My first batch went out to my twinsie actress/blogger friend, Lynn, of The Actor's Diet.

Then, I decided to man woman up and just buy some Ball mason jars at the new Orchard Hardware down the street...

...which made the whole gift packaging thing a lot cuter.

And off they went! I love giving unexpected homemade gifts to friends, especially something they can eat for breakfast.

Homemade Clustery Granola 
(A Mashup of Smitten Kitchen's Big Cluster Maple Granola & Heidi Schulz's Clumpy Granola)

1 cups rolled oats
1 tsp cinnamon
1/2 tsp salt
1/3 cup unsweetened coconut flakes
2 tbsp coconut oil
1/4 cup pumpkin seeds
1/2 cup almond slivers & whole almonds
1/3 cup grade B maple syrup (or honey)
2 egg whites, beaten
1/4 cup dried blueberries (or whatever you have on hand)
handful of dried apples (or whatever you have on hand)

Preheat oven to 300°. Mix all the dry ingredients in a large bowl. In a separate bowl, whisk the egg whites til frothy, then add in oil, egg whites, maple syrup, and vanilla.

Pour the wet ingredients into the large bowl and mix thoroughly, ensuring everything is well coated.

Line 2 baking sheets with parchment paper and split mixture evenly between the 2. Spread evenly and press down firmly into a thin donut-shaped single layer with a spatula (this prevents an uncooked middle).

Bake in the oven for roughly 45-55 minutes. When it is golden brown on the edges and dry to the touch, remove and allow to cool. Gently break up granola into whatever size clusters delight you.

Store in an airtight container for up to two weeks, if it lasts that long. Serve alone or over yogurt with fruit. For me, one batch only lasted me about five days because I just wanted to eat granola, breakfast, lunch, and dinner.

Wednesday, July 9, 2014

Vintage Tea Cup Terrarium

As I promised last post, here's what I did with those dollar succulents I picked up from the Melrose Trading Post last week.

So it all goes back to the last time I was visiting my parents in New Jersey, I promised to clean out their basement for them. In an old, dusty box, I found the dinnerware set that I grew up eating off of as a little kid:

I remember many a plate of spaghetti bolognese served on these plates on a Sunday night after Chinese school. Turns out this china is Myott/Staffordshire's discontinued Finlandia line, manufactured in 1982 in England.

As you may remember, it's the little old lady in me that can't turn up an old tea cup that was made in England, Japan, or basically anywhere but America or China (unless it's like, old China china).

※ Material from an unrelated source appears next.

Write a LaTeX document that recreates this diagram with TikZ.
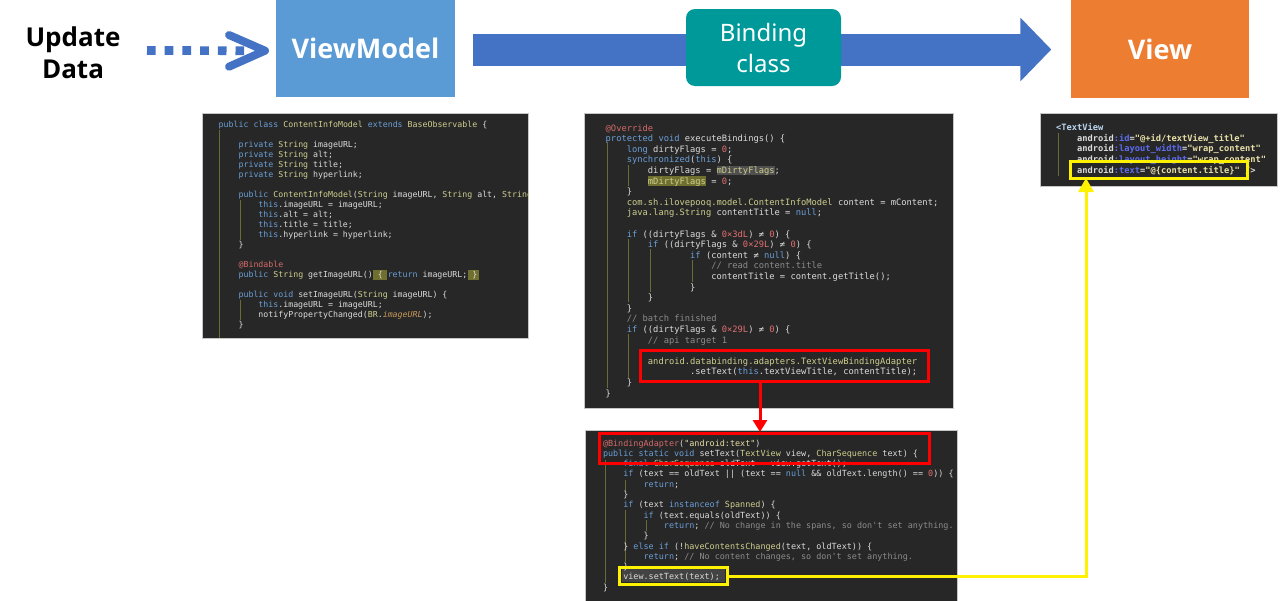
\documentclass[tikz,border=0pt]{standalone}
\usepackage{fontspec}
\usetikzlibrary{arrows.meta}
\newfontfamily\hdr{Noto Sans}
\newfontfamily\hdrb{Open Sans}
\newfontfamily\code{DejaVu Sans Mono}
\definecolor{vmblue}{HTML}{5B9BD5}
\definecolor{arrowblue}{HTML}{4472C4}
\definecolor{tealbox}{HTML}{009999}
\definecolor{viewor}{HTML}{ED7D31}
\definecolor{panelbg}{HTML}{272727}
\definecolor{ckw}{HTML}{6A9FD8}
\definecolor{ctype}{HTML}{CFCF8F}
\definecolor{cid}{HTML}{DCDCDC}
\definecolor{cann}{HTML}{D46A6A}
\definecolor{cnum}{HTML}{E07070}
\definecolor{ccom}{HTML}{8C8C8C}
\definecolor{cstr}{HTML}{E8E0A8}
\definecolor{cattr}{HTML}{5C6CF0}
\definecolor{cfld}{HTML}{C99A5A}
\definecolor{ctag}{HTML}{BBD7F0}
\definecolor{guide}{HTML}{6B6B35}
\definecolor{hlol}{HTML}{6F6F30}
\definecolor{hlgr}{HTML}{4F4F4F}
\newcommand\cK[1]{\textcolor{ckw}{#1}}
\newcommand\cT[1]{\textcolor{ctype}{#1}}
\newcommand\cA[1]{\textcolor{cann}{#1}}
\newcommand\cN[1]{\textcolor{cnum}{#1}}
\newcommand\cC[1]{\textcolor{ccom}{#1}}
\newcommand\cS[1]{\textcolor{cstr}{#1}}
\newcommand\PA[3]{\node[ct,font=\code\fontsize{8.26}{10}\selectfont] (pa#2) at ({218.7+#1*4.97},{127+#2*10}) {#3};}
\newcommand\PB[3]{\node[ct,font=\code\fontsize{8.77}{10}\selectfont] (pb#2) at ({605.7+#1*5.28},{131+#2*10.6}) {#3};}
\newcommand\PC[3]{\node[ct,font=\code\fontsize{8.44}{10}\selectfont] (pc#2) at ({603+#1*5.08},{446+#2*10.3}) {#3};}
\newcommand\PD[3]{\node[ct,font=\code\bfseries\fontsize{8.72}{10}\selectfont] (pd#2) at ({1056+#1*5.25},{130.6+#2*10.6}) {#3};}
\begin{document}
\begin{tikzpicture}[x=1pt,y=-1pt,
  ct/.style={anchor=base west, inner sep=0, outer sep=0, text=cid},
  panel/.style={fill=panelbg, draw=gray!45, line width=0.6},
  guideline/.style={draw=guide, line width=1},
  redbox/.style={draw=red, line width=3, inner sep=0},
  ylbox/.style={draw=yellow, line width=3, inner sep=0},
  hdrbox/.style={inner sep=0, text=white, align=center}]
\useasboundingbox (0,0) rectangle (1280,600);
\fill[white] (0,0) rectangle (1280,600);

% ---------- header ----------
\node[align=center, font=\hdrb\bfseries\fontsize{26}{32}\selectfont, inner sep=0] (upd) at (73,53) {Update\\Data};
\node[hdrbox, fill=vmblue, minimum width=179, minimum height=97, font=\hdrb\bfseries\fontsize{27}{32}\selectfont] (vm) at (365.5,48.5) {ViewModel};
\node[hdrbox, fill=viewor, minimum width=178, minimum height=98, font=\hdrb\bfseries\fontsize{27}{32}\selectfont] (view) at (1160,49) {View};
\coordinate (dstart) at (147,50.5);
\coordinate (dtip) at (265,50.7);
\draw[arrowblue, line width=8.7, dash pattern=on 8.7 off 9] (dstart) -- ([xshift=-19]dtip);
\draw[arrowblue, line width=8, line cap=round, line join=round] ([shift={(-36,-15.7)}]dtip) -- (dtip) -- ([shift={(-36,16)}]dtip);
\draw[arrowblue, line width=32, -{Triangle[length=31pt,width=62pt]}] ([xshift=18]vm.east |- 0,49.5) -- ([xshift=-19.5]view.west |- 0,49.5);
\node[hdrbox, fill=tealbox, rounded corners=9, minimum width=155, minimum height=77, font=\hdr\fontsize{24}{31}\selectfont] (bind) at (763.5,47.5) {Binding\\class};

% ---------- panel 1 ----------
\path[panel] (202,113) rectangle (528,338);
\begin{scope}
\clip (202,113) rectangle (528,338);
\draw[guideline] (219,130) -- (219,338);
\draw[guideline] (240,200) -- (240,240);
\draw[guideline] (240,300) -- (240,320);
\fill[hlol] (372.5,269.5) rectangle (386.5,279.5);
\fill[hlol] (467.5,269.5) rectangle (479,279.5);
\PA{0}{0}{\cK{public class} \cT{ContentInfoModel} \cK{extends} \cT{BaseObservable} \{}
\PA{4}{2}{\cK{private} \cT{String} imageURL;}
\PA{4}{3}{\cK{private} \cT{String} alt;}
\PA{4}{4}{\cK{private} \cT{String} title;}
\PA{4}{5}{\cK{private} \cT{String} hyperlink;}
\PA{4}{7}{\cK{public} \cT{ContentInfoModel}(\cT{String} imageURL, \cT{String} alt, \cT{String} title, \cT{String} hyperlink) \{}
\PA{8}{8}{\cK{this}.imageURL = imageURL;}
\PA{8}{9}{\cK{this}.alt = alt;}
\PA{8}{10}{\cK{this}.title = title;}
\PA{8}{11}{\cK{this}.hyperlink = hyperlink;}
\PA{4}{12}{\}}
\PA{4}{14}{\cA{@Bindable}}
\PA{4}{15}{\cK{public} \cT{String} getImageURL() \{ \cK{return} imageURL; \}}
\PA{4}{17}{\cK{public void} setImageURL(\cT{String} imageURL) \{}
\PA{8}{18}{\cK{this}.imageURL = imageURL;}
\PA{8}{19}{notifyPropertyChanged(\cT{BR}.\textcolor{cfld}{\itshape imageURL});}
\PA{4}{20}{\}}
\end{scope}

% ---------- panel 2 ----------
\path[panel] (584,113) rectangle (953,408);
\begin{scope}
\clip (584,113) rectangle (953,408);
\draw[guideline] (607,142) -- (607,388);
\draw[guideline] (628,165) -- (628,186);
\draw[guideline] (628,239) -- (628,302);
\draw[guideline] (650,249) -- (650,292);
\draw[guideline] (692,260) -- (692,282);
\draw[guideline] (628,334) -- (628,378);
\fill[hlgr] (716.7,165.5) rectangle (774.7,175);
\fill[hlol] (648,176) rectangle (706,185.5);
\PB{0}{0}{\cA{@Override}}
\PB{0}{1}{\cK{protected void} executeBindings() \{}
\PB{4}{2}{\cK{long} dirtyFlags = \cN{0};}
\PB{4}{3}{\cK{synchronized}(\cK{this}) \{}
\PB{8}{4}{dirtyFlags = \cT{mDirtyFlags};}
\PB{8}{5}{\cT{mDirtyFlags} = \cN{0};}
\PB{4}{6}{\}}
\PB{4}{7}{\cT{com.sh.ilovepooq.model.ContentInfoModel} content = mContent;}
\PB{4}{8}{\cT{java.lang.String} contentTitle = \cK{null};}
\PB{4}{10}{\cK{if} ((dirtyFlags \& \cN{0×3dL}) ≠ \cN{0}) \{}
\PB{8}{11}{\cK{if} ((dirtyFlags \& \cN{0×29L}) ≠ \cN{0}) \{}
\PB{16}{12}{\cK{if} (content ≠ \cK{null}) \{}
\PB{20}{13}{\cC{// read content.title}}
\PB{20}{14}{contentTitle = content.getTitle();}
\PB{16}{15}{\}}
\PB{8}{16}{\}}
\PB{4}{17}{\}}
\PB{4}{18}{\cC{// batch finished}}
\PB{4}{19}{\cK{if} ((dirtyFlags \& \cN{0×29L}) ≠ \cN{0}) \{}
\PB{8}{20}{\cC{// api target 1}}
\PB{8}{22}{\cT{android.databinding.adapters.TextViewBindingAdapter}}
\PB{16}{23}{.setText(\cK{this}.textViewTitle, contentTitle);}
\PB{4}{24}{\}}
\PB{0}{25}{\}}
\end{scope}

% ---------- panel 3 ----------
\path[panel] (585,430) rectangle (957,601);
\begin{scope}
\clip (585,430) rectangle (957,600);
\draw[guideline] (605,460) -- (605,583);
\draw[guideline] (625,480) -- (625,491);
\draw[guideline] (625,510) -- (625,562);
\draw[guideline] (646,520) -- (646,531);
\fill[hlgr!70!panelbg] (622,569) rectangle (725,582);
\PC{0}{0}{\cA{@BindingAdapter}(\cS{"android:text"})}
\PC{0}{1}{\cK{public static void} setText(\cT{TextView} view, \cT{CharSequence} text) \{}
\PC{4}{2}{\cK{final} \cT{CharSequence} oldText = view.getText();}
\PC{4}{3}{\cK{if} (text == oldText || (text == \cK{null} \&\& oldText.length() == \cN{0})) \{}
\PC{8}{4}{\cK{return};}
\PC{4}{5}{\}}
\PC{4}{6}{\cK{if} (text \cK{instanceof} \cT{Spanned}) \{}
\PC{8}{7}{\cK{if} (text.equals(oldText)) \{}
\PC{12}{8}{\cK{return}; \cC{// No change in the spans, so don't set anything.}}
\PC{8}{9}{\}}
\PC{4}{10}{\} \cK{else if} (!\cT{haveContentsChanged}(text, oldText)) \{}
\PC{8}{11}{\cK{return}; \cC{// No content changes, so don't set anything.}}
\PC{4}{12}{\}}
\PC{4}{13}{view.setText(text);}
\PC{0}{14}{\}}
\end{scope}

% ---------- panel 4 ----------
\path[panel] (1040,113) rectangle (1277,186);
\begin{scope}
\clip (1040,113) rectangle (1277,186);
\draw[guideline] (1058,133) -- (1058,176);
\PD{0}{0}{\textcolor{ctag}{<TextView}}
\PD{4}{1}{android\textcolor{cattr}{:id}=\cS{"@+id/textView\_title"}}
\PD{4}{2}{android\textcolor{cattr}{:layout\_width}=\cS{"wrap\_content"}}
\PD{4}{3}{android\textcolor{cattr}{:layout\_height}=\cS{"wrap\_content"}}
\PD{4}{4}{android\textcolor{cattr}{:text}=\cS{"@\{content.title\}"} />}
\end{scope}

% ---------- highlight boxes and connectors ----------
\node[redbox, minimum width=288, minimum height=31] (rb1) at (784,365.5) {};
\node[redbox, minimum width=330, minimum height=30] (rb2) at (764,448) {};
\node[ylbox, minimum width=108, minimum height=17] (yb1) at (673.5,576) {};
\node[ylbox, minimum width=177, minimum height=17] (yb2) at (1158.5,170) {};
\coordinate (redx) at (760,0);
\coordinate (ylx) at (1086,0);
\draw[red, line width=3, -{Triangle[length=12pt,width=14pt]}] (rb1.south -| redx) -- ([yshift=-0.5]rb2.north -| redx);
\draw[yellow, line width=3, -{Triangle[length=14pt,width=15pt]}] (yb1.east) -| ([yshift=2]yb2.south -| ylx);
\end{tikzpicture}
\end{document}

Sadly, cleaning means getting rid of stuff, so I donated the whole set to Big Brothers Big Sisters, in hope that someone will need a beautiful set of dishes to eat off of. In the meantime, there's such nostalgia for me when I look at the's just such a gorgeous hue of blue on white.

I stared many hours at that sugar bowl on our breakfast table, and though my parents rarely used cream in their coffee or tea, we used it on nice occasions. As a kid, I remember thinking that cluster pattern on top looked like weird grapes. And it looks like I'm also not the only person who has an appreciation for this pattern. Blogger Anne Marie, who runs the site did a whole post on how lovely the Myott Finlandia is...

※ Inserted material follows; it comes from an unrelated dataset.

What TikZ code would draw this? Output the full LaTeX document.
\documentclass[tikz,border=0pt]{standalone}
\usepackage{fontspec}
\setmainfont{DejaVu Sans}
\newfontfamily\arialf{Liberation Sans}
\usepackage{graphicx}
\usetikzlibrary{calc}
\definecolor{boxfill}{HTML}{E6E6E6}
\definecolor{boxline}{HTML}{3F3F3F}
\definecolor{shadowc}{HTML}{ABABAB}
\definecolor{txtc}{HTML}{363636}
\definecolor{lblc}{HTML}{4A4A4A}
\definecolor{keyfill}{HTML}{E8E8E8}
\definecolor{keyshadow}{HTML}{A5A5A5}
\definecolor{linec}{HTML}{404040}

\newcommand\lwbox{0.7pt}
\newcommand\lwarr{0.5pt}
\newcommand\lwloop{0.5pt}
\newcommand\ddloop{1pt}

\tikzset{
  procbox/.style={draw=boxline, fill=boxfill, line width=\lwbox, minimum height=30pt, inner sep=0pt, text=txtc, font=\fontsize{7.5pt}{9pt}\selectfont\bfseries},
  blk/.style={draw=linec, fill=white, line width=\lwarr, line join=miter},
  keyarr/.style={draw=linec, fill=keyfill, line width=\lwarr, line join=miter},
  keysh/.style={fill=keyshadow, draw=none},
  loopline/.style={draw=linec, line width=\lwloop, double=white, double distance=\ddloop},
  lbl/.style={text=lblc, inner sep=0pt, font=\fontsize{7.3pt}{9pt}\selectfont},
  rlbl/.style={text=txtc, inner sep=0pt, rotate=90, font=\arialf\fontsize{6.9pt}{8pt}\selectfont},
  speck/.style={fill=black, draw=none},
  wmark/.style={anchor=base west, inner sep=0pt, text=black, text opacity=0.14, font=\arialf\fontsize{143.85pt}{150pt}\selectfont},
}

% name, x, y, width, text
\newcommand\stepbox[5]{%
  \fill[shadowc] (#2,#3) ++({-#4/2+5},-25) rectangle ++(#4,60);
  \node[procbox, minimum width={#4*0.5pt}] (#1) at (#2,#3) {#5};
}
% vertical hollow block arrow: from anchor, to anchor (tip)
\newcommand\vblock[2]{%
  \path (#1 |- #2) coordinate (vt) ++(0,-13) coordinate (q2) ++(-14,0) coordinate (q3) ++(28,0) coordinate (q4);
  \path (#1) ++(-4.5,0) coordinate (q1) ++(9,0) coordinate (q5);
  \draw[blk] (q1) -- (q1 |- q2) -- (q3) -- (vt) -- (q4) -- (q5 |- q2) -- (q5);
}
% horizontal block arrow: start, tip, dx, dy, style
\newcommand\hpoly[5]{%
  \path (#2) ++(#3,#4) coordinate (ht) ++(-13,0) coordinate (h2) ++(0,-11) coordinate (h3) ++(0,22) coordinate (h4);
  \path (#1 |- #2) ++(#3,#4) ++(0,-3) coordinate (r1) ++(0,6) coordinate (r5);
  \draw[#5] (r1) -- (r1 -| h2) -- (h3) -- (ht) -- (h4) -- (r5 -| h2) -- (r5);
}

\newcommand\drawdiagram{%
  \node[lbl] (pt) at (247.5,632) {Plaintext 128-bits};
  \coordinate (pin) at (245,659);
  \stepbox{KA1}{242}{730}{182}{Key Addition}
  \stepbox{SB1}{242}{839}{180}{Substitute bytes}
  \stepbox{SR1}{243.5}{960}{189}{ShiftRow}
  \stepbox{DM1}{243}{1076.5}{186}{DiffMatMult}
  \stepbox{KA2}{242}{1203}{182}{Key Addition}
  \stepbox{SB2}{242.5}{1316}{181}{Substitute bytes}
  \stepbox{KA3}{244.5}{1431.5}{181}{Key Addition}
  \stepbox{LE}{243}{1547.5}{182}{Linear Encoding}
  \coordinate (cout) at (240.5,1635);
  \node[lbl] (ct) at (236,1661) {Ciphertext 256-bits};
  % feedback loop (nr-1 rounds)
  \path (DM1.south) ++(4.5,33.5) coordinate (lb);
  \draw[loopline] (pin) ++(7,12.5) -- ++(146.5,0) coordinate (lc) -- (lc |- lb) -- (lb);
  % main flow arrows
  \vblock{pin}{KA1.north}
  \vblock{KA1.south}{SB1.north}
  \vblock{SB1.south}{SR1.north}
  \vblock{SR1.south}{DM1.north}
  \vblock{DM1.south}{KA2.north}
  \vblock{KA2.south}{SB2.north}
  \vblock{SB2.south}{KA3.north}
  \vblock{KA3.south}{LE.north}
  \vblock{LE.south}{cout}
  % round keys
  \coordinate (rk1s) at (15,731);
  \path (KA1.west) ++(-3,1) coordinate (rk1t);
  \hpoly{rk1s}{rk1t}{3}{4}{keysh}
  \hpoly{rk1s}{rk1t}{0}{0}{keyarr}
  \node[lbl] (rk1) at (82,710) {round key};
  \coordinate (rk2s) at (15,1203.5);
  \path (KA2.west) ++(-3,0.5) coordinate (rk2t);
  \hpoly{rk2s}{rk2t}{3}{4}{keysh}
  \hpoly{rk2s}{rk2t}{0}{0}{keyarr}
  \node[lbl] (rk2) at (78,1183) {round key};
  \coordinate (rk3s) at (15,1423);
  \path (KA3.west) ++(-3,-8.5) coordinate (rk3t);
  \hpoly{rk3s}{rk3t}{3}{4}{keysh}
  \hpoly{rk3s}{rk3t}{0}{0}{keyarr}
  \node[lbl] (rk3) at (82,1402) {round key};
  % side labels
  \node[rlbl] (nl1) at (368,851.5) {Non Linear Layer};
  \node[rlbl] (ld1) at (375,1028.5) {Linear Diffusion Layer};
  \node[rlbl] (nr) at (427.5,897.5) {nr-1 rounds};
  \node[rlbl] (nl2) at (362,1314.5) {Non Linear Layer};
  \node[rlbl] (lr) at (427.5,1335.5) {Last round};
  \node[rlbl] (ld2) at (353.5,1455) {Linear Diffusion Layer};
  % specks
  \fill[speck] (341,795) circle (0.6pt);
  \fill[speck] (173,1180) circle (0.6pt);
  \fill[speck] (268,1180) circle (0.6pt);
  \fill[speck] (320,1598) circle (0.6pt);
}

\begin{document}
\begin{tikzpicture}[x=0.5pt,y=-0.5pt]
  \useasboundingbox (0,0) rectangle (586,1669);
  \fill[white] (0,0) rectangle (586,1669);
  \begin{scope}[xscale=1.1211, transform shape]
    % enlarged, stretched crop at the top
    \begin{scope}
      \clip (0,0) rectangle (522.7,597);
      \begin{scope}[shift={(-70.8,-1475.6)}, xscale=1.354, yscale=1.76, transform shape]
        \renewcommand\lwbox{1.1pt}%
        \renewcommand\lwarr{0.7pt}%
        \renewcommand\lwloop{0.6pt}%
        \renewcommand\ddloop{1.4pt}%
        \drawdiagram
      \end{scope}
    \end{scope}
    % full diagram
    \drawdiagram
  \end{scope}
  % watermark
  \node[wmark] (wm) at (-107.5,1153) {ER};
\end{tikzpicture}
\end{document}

 And check out what seller Botanicalgems made for sale on Etsy from an original Myott tea set:

From Botanicalgems on

A pretty awesome jewelry holder!

Had I found that image before I donated all our dishes, I would've kept them and made my own jewelry dishes with them. Or at least sold them on eBay...looks like I could've fetched a couple hundred bucks at the going rate. D'oh!

But alas, old dishes must go, and actors must fly to Los Angeles with carry-on luggage, which means...I saved four pieces from charity. Yes, four of these tea cups were wrapped in underwear and sweaters and stuffed in my suitcase and flown across the country.

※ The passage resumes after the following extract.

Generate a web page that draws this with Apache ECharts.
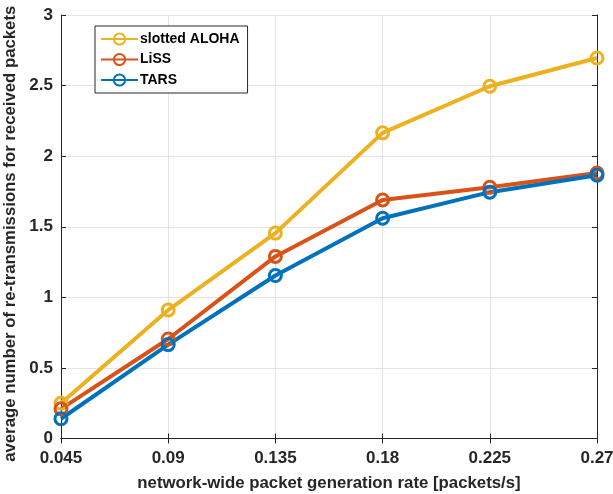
<!DOCTYPE html>
<html><head><meta charset="utf-8">
<script src="https://cdn.jsdelivr.net/npm/echarts@6/dist/echarts.min.js"></script>
<style>html,body{margin:0;padding:0;background:#fff}#c{width:613px;height:494px}</style>
</head><body><div id="c"></div>
<script>
const categories = ['0.045','0.09','0.135','0.18','0.225','0.27'];
const alohaValues = [0.25, 0.91, 1.455, 2.165, 2.495, 2.695];
const lissValues = [0.21, 0.705, 1.29, 1.69, 1.78, 1.88];
const tarsValues = [0.14, 0.665, 1.155, 1.56, 1.745, 1.865];
const yTicks = [0, 0.5, 1, 1.5, 2, 2.5, 3];
const seriesNames = ['slotted ALOHA', 'LiSS', 'TARS'];
const colors = ['#EDB120', '#D95319', '#0072BD'];
const FONT = 'Liberation Sans, Arial, sans-serif';
const TXT = '#262626';

function mk(name, data, color){
  return {
    name, type:'line', data, symbol:'circle', symbolSize:12, showSymbol:true,
    lineStyle:{color, width:4},
    itemStyle:{color:'rgba(255,255,255,0)', borderColor:color, borderWidth:3},
    emphasis:{disabled:true}, animation:false
  };
}
const chart = echarts.init(document.getElementById('c'), null, {renderer:'canvas'});
const axisLine = {show:true, lineStyle:{color:TXT, width:1}};
chart.setOption({
  backgroundColor:'#fff',
  animation:false,
  grid:{left:61, right:16, top:15, bottom:55.5, containLabel:false, outerBoundsMode:'none'},
  legend:{
    left:95, top:26, orient:'vertical', width:150,
    padding:[6,8,6,5], itemGap:6.5, itemWidth:37, itemHeight:14,
    backgroundColor:'#fff', borderColor:TXT, borderWidth:1, borderRadius:0,
    textStyle:{fontFamily:FONT, fontWeight:'bold', fontSize:14, color:'#000', padding:[0,0,0,-3]},
    data: seriesNames
  },
  xAxis:[{
    type:'category', data:categories, boundaryGap:false,
    name:'network-wide packet generation rate [packets/s]', nameLocation:'middle', nameGap:36,
    nameTextStyle:{fontFamily:FONT, fontWeight:'bold', fontSize:16.8, color:TXT},
    axisLine, axisTick:{show:true, inside:true, length:5, alignWithLabel:true, lineStyle:{color:TXT}},
    axisLabel:{fontFamily:FONT, fontWeight:'bold', fontSize:17, color:TXT, margin:11.5, interval:0},
    splitLine:{show:true, lineStyle:{color:'#e3e3e3', width:1}}
  },{
    type:'category', data:categories, boundaryGap:false, position:'top',
    axisLine, axisTick:{show:true, inside:true, length:5, alignWithLabel:true, lineStyle:{color:TXT}},
    axisLabel:{show:false}, splitLine:{show:false}
  }],
  yAxis:[{
    type:'value', min:0, max:3, interval:0.5,
    name:'average number of re-transmissions for received packets', nameLocation:'middle', nameGap:33,
    nameTextStyle:{fontFamily:FONT, fontWeight:'bold', fontSize:16.75, color:TXT, padding:[0,14,0,0]},
    axisLine, axisTick:{show:true, inside:true, length:5, lineStyle:{color:TXT}},
    axisLabel:{fontFamily:FONT, fontWeight:'bold', fontSize:17, color:TXT, margin:8,
      formatter: v => String(yTicks.find(t => Math.abs(t - v) < 1e-9) ?? v)},
    splitLine:{show:true, lineStyle:{color:'#e3e3e3', width:1}}
  },{
    type:'value', min:0, max:3, interval:0.5, position:'right',
    axisLine, axisTick:{show:true, inside:true, length:5, lineStyle:{color:TXT}},
    axisLabel:{show:false}, splitLine:{show:false}
  }],
  series:[
    mk(seriesNames[0], alohaValues, colors[0]),
    mk(seriesNames[1], lissValues, colors[1]),
    mk(seriesNames[2], tarsValues, colors[2])
  ]
});
</script></body></html>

Not pictured above is the sugar bowl. Just looking at these makes me happy, but I rarely drink from teacups like that. So I decided to repurpose them in a way that I know all too well...

Just grabbed some basic potting soil and added some perlite...

...and mixed these suckers up, topped with some pretty white rock and sand.

Here's a close up of one of them, sitting pretty on my cluttered kitchen window sill.

I'll give a couple away as gifts and keep the other two so that I can think of my childhood while I do the dishes.

Thursday, July 3, 2014

Flea Circus

Made it out to the Melrose Trading Post last weekend with my pal Cynthia, who was on the lookout for some cheap succulents.

My friend Kai calls it "looking at junk," but I can't resist browsing through all the fun antiques and oddities at the flea markets that pop up all over California on the weekends. Where else can you find a bunch of old typewriters upon which to write the Great American novel...

"It was the best of times; it was the blurst of times."

...mirrors you can turn into trays for your vanity table, or as I did from my Rose Bowl find, a liquor tray for our dining nook...

Just stare into your empty-eyed reflection as you swig the last of that vodka, you sad animal.

...and that Snoopy goodies jar from the 1980s your mom used to keep all the lollipops in?


Plus you'll never know when a saddle will come in handy (complete with rope to lasso)...


...or when you'll decide to dig out your old Nintendo from your parents' basement and defeat the entire Legend of Zelda game.

Up up down down left right left right B A select start.
Here's King Triton's chest of mermaid jewels...

I consider myself a reasonable merman.

Ah yes. And the succulents. It's easy to forget what you came in for, since there are so many diversions.